Playback operations are pretty straightforward - the only unexpected thing is that to play back a four-channel file, you need to have the four channel surround mic pattern selected on the front of the recorder - then it will access the dedicated four-channel folder for playback as well as recording. The way the fast-forward and rewind keys operate depends on the file type in use and whether you are paused or actually playing - investigate what happens if you hold down the buttons.
Transferring files to the PC
The USB port on the H2 is USB2 but "full speed" - slow! - rather than "high speed", which is true USB2. You will probably get a quicker transfer by removing the memory card from the H2 and putting it into a USB2 high-speed card reader instead.
USB Audio interface
I've found that the H2 doesn't work well as an audio interface if connected via a USB hub. If you have problems, try connecting it direct to your PC.

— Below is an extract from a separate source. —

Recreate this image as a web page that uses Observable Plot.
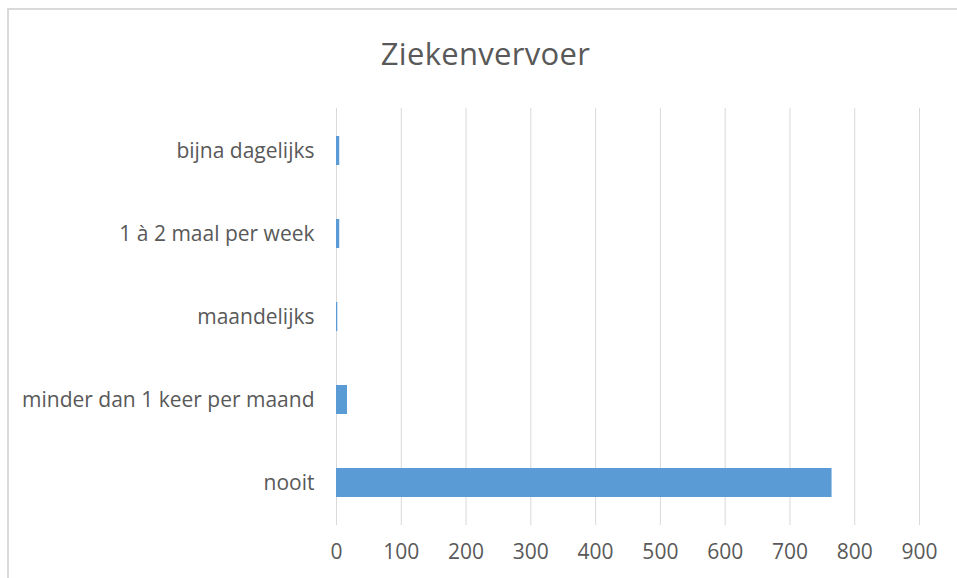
<!DOCTYPE html>
<html>
<head>
<meta charset="utf-8">
<script src="https://cdn.jsdelivr.net/npm/d3@7"></script>
<script src="https://cdn.jsdelivr.net/npm/@observablehq/plot@0.6"></script>
<style>
  html, body { margin: 0; padding: 0; background: #fff; }
  #wrap { position: relative; width: 957px; height: 578px; overflow: hidden; font-family: "Open Sans", "Noto Sans", sans-serif; }
  #frame { position: absolute; left: 7px; top: 8px; width: 960px; height: 580px; border-left: 2px solid #d9d9d9; border-top: 2px solid #d9d9d9; box-sizing: border-box; }
  #title { position: absolute; left: 0; top: 33px; width: 971px; text-align: center; font-size: 31px; line-height: 40px; color: #595959; letter-spacing: 0.3px; }
  #chart { position: absolute; left: 0; top: 0; }
</style>
</head>
<body>
<div id="wrap">
  <div id="frame"></div>
  <div id="chart"></div>
  <div id="title">Ziekenvervoer</div>
</div>
<script>
const categories = ["bijna dagelijks", "1 à 2 maal per week", "maandelijks", "minder dan 1 keer per maand", "nooit"];
const values = [5, 5, 2, 17, 765];
const xTicks = [0, 100, 200, 300, 400, 500, 600, 700, 800, 900];

const data = categories.map((c, i) => ({category: c, value: values[i]}));

const chart = Plot.plot({
  width: 957,
  height: 578,
  marginLeft: 336,
  marginRight: 38,
  marginTop: 108,
  marginBottom: 53,
  style: {fontFamily: "'Open Sans', 'Noto Sans', sans-serif", fontSize: "21px", color: "#595959", background: "transparent"},
  x: {domain: [0, 900], ticks: xTicks, label: null},
  y: {domain: categories, paddingInner: 0.65, paddingOuter: 0.325, label: null},
  marks: [
    Plot.gridX(xTicks, {stroke: "#d9d9d9", strokeOpacity: 1, strokeWidth: 1}),
    Plot.barX(data, {x: "value", y: "category", fill: "#5b9bd5"}),
    Plot.axisX({ticks: xTicks, tickSize: 0, tickPadding: 19, fontSize: 21, fill: "#595959", label: null}),
    Plot.axisY({tickSize: 0, tickPadding: 22, fontSize: 21, fill: "#595959", label: null})
  ]
});
document.getElementById("chart").appendChild(chart);
</script>
</body>
</html>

The manual says that cards up to 4Gb can be used but cards of 8Gb are now listed as working with the H2 on their site at http://www.zoom.co.jp/english/products/h2/index.php
- keep an eye on that site for updates. But bear in mind that the maximum filesize the H2 can record without a break is 2Gb. You may also need an SDHC compatible card reader for your PC if you use cards of 4Gb or more.
Be aware that the H2 settings are stored on the memory card and will be lost if you format the card, or use a new card with the H2. You will then need to skim through the menus setting things back the way you like them, although if you accept most of the advice above you will find the default values are about right. You can copy the settings from the sys folder on the card if you want a backup.
Enjoy your H2!
If your expectations are realistic, you'll find the H2 is a great little device for the things that it's good at - chiefly as a surround mic for the price of a stereo mic, with a built-in recorder thrown in free. Please do add your own hints and tips to this thread - and correct me if you think I'm wrong on any point!